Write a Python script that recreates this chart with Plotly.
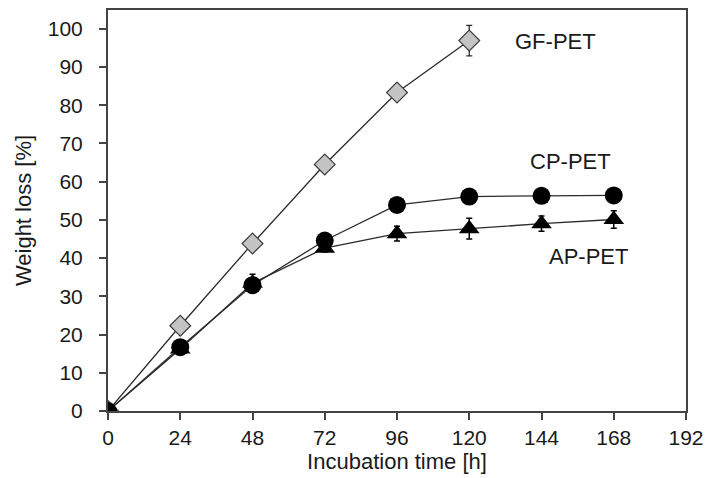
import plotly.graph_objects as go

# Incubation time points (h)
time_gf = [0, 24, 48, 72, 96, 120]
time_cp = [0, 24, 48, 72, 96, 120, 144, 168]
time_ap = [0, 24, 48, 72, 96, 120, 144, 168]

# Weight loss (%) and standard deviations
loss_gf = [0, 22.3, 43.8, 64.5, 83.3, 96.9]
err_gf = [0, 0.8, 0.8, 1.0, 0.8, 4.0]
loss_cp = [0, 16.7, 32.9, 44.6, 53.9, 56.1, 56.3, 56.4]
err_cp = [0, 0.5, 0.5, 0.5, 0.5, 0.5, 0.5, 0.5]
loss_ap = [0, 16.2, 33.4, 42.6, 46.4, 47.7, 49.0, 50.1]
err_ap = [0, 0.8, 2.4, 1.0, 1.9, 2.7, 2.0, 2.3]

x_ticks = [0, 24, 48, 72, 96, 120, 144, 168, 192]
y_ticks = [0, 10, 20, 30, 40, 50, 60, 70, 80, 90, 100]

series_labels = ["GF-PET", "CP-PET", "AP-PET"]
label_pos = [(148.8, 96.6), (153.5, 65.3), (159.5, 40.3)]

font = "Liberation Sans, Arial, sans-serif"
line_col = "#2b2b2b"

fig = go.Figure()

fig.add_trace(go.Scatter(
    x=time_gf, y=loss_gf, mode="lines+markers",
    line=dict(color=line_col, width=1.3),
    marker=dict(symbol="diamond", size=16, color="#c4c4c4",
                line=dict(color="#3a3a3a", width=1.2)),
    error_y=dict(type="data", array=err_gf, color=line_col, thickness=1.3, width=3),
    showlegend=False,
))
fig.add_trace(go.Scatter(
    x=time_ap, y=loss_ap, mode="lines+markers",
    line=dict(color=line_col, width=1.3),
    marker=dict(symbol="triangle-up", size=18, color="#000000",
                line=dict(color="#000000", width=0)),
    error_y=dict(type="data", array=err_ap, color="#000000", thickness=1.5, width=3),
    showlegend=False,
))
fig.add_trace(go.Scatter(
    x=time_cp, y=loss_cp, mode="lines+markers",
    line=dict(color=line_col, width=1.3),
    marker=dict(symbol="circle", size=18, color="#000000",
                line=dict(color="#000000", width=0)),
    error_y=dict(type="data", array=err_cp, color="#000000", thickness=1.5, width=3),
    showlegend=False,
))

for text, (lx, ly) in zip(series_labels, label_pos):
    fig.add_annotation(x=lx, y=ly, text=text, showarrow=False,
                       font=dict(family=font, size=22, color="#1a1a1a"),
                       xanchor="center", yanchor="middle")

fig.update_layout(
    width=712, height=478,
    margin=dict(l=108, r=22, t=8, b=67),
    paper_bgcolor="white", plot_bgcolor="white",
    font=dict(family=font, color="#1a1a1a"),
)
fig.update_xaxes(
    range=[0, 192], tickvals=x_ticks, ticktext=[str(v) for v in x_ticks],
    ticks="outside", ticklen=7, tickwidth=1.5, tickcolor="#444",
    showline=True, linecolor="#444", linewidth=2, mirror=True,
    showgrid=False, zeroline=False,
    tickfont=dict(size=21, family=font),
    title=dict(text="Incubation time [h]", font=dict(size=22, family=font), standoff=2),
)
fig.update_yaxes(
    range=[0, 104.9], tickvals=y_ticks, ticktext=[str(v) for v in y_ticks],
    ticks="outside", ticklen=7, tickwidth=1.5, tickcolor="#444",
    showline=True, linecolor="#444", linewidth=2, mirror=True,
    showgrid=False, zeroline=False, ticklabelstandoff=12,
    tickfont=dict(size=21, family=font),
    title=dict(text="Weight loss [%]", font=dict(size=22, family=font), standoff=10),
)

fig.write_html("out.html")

########

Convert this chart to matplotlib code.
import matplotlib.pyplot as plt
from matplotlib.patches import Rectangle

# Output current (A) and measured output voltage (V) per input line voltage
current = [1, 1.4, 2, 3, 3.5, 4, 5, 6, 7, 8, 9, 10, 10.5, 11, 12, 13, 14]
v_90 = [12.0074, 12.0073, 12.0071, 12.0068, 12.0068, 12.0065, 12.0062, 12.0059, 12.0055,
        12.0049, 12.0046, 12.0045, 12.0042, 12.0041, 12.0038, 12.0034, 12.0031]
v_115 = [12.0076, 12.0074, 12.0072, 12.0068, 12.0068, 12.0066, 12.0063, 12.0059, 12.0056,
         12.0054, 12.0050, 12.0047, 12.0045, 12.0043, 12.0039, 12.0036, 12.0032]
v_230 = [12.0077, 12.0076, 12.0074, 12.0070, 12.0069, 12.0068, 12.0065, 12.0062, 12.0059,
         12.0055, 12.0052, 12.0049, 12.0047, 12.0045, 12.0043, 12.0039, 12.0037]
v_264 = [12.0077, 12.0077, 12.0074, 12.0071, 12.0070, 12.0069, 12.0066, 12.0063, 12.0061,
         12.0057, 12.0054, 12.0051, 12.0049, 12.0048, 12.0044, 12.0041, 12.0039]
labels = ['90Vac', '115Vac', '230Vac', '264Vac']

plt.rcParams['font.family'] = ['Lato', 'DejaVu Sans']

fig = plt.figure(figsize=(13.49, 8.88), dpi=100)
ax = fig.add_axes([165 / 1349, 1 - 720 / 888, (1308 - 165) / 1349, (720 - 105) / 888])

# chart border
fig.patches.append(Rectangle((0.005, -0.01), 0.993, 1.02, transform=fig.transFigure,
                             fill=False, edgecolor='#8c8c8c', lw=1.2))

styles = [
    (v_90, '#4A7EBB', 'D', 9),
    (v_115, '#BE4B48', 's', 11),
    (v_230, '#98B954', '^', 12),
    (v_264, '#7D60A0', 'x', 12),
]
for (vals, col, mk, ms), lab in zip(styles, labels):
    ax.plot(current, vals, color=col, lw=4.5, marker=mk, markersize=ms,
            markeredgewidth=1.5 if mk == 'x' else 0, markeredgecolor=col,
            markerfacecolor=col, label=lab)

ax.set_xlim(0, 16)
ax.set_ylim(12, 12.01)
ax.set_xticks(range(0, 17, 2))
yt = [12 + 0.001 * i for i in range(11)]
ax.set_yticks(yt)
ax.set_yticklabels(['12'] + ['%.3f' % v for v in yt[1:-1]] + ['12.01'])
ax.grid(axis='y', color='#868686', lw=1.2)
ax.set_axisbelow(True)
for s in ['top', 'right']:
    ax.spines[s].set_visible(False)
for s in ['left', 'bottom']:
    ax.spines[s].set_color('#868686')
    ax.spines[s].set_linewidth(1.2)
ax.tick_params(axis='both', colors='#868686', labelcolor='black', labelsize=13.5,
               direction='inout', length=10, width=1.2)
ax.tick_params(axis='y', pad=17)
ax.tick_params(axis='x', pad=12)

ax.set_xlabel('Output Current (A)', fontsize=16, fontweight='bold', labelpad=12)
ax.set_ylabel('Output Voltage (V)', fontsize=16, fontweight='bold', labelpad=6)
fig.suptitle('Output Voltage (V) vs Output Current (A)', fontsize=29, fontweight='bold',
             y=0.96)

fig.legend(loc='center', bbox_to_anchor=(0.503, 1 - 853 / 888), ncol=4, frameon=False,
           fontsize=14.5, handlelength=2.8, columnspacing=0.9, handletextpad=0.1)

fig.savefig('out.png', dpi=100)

########

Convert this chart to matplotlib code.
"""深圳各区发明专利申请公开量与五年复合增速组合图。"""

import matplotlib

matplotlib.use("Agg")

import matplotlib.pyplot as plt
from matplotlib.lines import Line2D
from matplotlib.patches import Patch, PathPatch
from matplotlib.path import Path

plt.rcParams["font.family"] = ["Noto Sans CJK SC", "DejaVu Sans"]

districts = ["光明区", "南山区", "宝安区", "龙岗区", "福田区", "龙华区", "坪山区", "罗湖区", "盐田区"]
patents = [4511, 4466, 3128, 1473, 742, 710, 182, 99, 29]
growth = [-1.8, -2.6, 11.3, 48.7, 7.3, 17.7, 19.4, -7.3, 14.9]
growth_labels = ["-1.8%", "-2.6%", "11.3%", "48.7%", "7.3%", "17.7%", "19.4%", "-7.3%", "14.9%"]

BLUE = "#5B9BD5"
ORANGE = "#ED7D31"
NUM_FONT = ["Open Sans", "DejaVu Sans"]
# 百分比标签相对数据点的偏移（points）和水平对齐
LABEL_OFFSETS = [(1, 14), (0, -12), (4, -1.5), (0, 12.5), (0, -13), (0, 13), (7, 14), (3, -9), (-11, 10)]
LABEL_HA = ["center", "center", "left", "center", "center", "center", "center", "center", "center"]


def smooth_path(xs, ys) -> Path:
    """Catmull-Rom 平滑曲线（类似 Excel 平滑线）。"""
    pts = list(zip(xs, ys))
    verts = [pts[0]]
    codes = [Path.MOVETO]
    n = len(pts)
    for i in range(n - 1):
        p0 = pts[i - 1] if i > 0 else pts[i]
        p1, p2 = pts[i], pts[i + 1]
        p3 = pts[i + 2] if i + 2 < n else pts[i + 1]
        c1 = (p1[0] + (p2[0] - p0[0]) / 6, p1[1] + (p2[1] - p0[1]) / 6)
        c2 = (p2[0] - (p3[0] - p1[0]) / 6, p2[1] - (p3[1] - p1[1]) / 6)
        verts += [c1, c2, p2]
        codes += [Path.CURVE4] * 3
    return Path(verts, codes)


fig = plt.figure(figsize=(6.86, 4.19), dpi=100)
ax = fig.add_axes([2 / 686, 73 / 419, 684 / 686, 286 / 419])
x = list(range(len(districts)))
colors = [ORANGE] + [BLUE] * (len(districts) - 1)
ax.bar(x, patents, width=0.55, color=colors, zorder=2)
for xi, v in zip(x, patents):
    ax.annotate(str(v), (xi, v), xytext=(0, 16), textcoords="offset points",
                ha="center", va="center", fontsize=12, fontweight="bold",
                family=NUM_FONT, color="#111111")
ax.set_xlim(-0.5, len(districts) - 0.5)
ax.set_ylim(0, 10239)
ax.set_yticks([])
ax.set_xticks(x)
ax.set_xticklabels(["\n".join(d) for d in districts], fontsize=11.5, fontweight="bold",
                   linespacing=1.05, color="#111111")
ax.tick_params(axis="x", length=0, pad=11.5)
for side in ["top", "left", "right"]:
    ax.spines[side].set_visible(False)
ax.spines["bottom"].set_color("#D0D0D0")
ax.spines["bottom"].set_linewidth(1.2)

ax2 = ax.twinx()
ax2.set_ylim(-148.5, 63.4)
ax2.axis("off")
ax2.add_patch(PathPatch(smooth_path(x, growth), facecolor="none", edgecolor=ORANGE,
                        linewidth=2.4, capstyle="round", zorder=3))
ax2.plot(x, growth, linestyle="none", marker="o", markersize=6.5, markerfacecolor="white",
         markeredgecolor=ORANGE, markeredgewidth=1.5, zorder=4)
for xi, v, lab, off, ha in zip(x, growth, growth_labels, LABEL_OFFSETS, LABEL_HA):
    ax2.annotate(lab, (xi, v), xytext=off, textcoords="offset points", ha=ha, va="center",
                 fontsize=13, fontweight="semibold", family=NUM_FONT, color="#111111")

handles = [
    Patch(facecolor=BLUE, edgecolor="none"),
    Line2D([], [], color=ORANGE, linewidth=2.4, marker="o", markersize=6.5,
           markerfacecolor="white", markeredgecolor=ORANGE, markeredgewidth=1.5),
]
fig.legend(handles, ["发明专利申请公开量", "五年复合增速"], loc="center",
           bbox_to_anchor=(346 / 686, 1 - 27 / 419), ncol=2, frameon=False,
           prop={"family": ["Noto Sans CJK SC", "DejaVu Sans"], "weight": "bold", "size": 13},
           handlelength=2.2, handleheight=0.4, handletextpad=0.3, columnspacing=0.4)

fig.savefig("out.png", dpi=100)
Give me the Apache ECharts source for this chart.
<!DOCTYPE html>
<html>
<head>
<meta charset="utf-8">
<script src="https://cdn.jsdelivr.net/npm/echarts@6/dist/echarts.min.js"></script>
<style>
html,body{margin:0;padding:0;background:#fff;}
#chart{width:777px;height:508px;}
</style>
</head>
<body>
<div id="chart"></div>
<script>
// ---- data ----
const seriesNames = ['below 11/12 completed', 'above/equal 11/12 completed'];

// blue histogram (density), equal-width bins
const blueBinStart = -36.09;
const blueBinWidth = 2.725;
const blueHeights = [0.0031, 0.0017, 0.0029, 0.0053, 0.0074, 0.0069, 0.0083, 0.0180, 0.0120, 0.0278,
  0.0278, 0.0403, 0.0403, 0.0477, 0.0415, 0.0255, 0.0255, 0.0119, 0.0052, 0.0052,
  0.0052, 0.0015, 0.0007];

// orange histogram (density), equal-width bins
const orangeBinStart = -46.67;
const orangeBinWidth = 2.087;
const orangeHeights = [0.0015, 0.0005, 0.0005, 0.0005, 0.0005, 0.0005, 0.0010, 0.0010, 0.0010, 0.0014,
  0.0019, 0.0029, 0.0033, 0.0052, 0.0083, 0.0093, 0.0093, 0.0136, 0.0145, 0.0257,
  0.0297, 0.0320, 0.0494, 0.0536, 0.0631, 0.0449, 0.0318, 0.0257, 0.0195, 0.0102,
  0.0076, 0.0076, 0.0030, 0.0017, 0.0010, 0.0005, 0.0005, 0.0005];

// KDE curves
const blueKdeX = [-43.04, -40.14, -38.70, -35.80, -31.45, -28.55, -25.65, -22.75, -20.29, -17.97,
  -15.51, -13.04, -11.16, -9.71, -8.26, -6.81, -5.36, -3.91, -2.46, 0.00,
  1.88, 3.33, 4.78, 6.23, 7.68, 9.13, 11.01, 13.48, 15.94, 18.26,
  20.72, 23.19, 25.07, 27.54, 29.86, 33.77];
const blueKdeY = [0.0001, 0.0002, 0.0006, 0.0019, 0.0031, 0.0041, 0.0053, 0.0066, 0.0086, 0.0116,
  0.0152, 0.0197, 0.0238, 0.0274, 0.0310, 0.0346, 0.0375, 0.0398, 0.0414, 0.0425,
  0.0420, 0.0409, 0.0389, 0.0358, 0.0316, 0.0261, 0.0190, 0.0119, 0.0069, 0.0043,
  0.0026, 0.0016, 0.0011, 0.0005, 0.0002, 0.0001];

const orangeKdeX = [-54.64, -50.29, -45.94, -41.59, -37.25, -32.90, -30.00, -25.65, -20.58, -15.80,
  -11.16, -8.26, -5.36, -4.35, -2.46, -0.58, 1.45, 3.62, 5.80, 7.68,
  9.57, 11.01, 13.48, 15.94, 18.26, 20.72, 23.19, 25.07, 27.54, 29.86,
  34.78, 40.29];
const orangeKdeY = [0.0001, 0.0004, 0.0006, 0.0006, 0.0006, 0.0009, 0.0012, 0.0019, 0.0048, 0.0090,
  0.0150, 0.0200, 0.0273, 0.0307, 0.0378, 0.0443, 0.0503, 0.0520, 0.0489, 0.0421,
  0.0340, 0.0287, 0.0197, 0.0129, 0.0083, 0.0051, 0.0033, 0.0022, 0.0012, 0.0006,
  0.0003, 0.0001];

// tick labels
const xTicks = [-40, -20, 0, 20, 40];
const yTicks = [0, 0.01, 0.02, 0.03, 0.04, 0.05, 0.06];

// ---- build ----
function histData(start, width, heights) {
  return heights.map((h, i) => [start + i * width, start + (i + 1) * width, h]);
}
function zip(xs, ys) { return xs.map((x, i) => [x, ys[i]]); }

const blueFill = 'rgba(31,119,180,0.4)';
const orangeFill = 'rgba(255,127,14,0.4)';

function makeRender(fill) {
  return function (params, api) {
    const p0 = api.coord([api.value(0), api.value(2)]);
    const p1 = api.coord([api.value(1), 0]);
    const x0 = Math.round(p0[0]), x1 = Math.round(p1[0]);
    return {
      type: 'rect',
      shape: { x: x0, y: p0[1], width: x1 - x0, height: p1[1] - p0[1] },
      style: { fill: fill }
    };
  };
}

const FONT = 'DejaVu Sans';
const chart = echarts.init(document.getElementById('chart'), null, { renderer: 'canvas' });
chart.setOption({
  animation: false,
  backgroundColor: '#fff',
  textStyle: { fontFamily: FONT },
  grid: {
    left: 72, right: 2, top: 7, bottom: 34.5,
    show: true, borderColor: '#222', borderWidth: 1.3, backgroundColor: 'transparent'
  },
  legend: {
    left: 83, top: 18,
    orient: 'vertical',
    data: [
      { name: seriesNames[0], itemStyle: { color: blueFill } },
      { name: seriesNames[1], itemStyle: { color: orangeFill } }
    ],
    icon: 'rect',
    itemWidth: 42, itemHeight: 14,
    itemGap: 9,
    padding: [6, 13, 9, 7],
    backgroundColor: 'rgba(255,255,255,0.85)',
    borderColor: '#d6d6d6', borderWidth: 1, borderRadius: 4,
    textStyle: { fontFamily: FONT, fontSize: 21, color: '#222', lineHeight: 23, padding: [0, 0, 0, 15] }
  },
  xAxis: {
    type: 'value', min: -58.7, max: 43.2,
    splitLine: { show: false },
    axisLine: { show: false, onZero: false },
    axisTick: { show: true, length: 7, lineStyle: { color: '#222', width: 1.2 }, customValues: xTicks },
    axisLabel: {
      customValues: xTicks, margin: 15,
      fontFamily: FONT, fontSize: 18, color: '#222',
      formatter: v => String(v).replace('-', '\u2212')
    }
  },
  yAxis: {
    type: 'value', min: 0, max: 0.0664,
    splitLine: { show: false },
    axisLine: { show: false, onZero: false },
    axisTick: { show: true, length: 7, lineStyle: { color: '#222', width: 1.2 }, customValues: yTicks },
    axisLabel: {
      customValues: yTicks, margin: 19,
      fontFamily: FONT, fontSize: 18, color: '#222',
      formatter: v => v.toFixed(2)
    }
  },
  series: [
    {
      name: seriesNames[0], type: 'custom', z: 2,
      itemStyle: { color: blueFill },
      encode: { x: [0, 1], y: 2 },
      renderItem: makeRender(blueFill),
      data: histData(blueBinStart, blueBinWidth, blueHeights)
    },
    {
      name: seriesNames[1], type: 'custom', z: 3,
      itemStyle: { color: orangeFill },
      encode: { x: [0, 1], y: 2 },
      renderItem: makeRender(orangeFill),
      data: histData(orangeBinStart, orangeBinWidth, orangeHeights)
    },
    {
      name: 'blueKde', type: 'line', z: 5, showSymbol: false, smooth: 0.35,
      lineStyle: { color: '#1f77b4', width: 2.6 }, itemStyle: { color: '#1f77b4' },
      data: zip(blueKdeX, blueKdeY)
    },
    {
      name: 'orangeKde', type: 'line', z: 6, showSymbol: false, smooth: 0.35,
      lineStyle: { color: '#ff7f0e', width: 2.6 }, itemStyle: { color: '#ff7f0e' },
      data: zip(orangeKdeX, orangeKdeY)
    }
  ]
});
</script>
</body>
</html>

########

Everything from the line with "Write a Python" down to the line with "time_ap = [0, 24, 48, 72, 96, 120, 144, 168]" in the data above should be copied exactly, with both end lines kept and the pictures left out.

* **Solution below**:
Write a Python script that recreates this chart with Plotly.
import plotly.graph_objects as go

# Incubation time points (h)
time_gf = [0, 24, 48, 72, 96, 120]
time_cp = [0, 24, 48, 72, 96, 120, 144, 168]
time_ap = [0, 24, 48, 72, 96, 120, 144, 168]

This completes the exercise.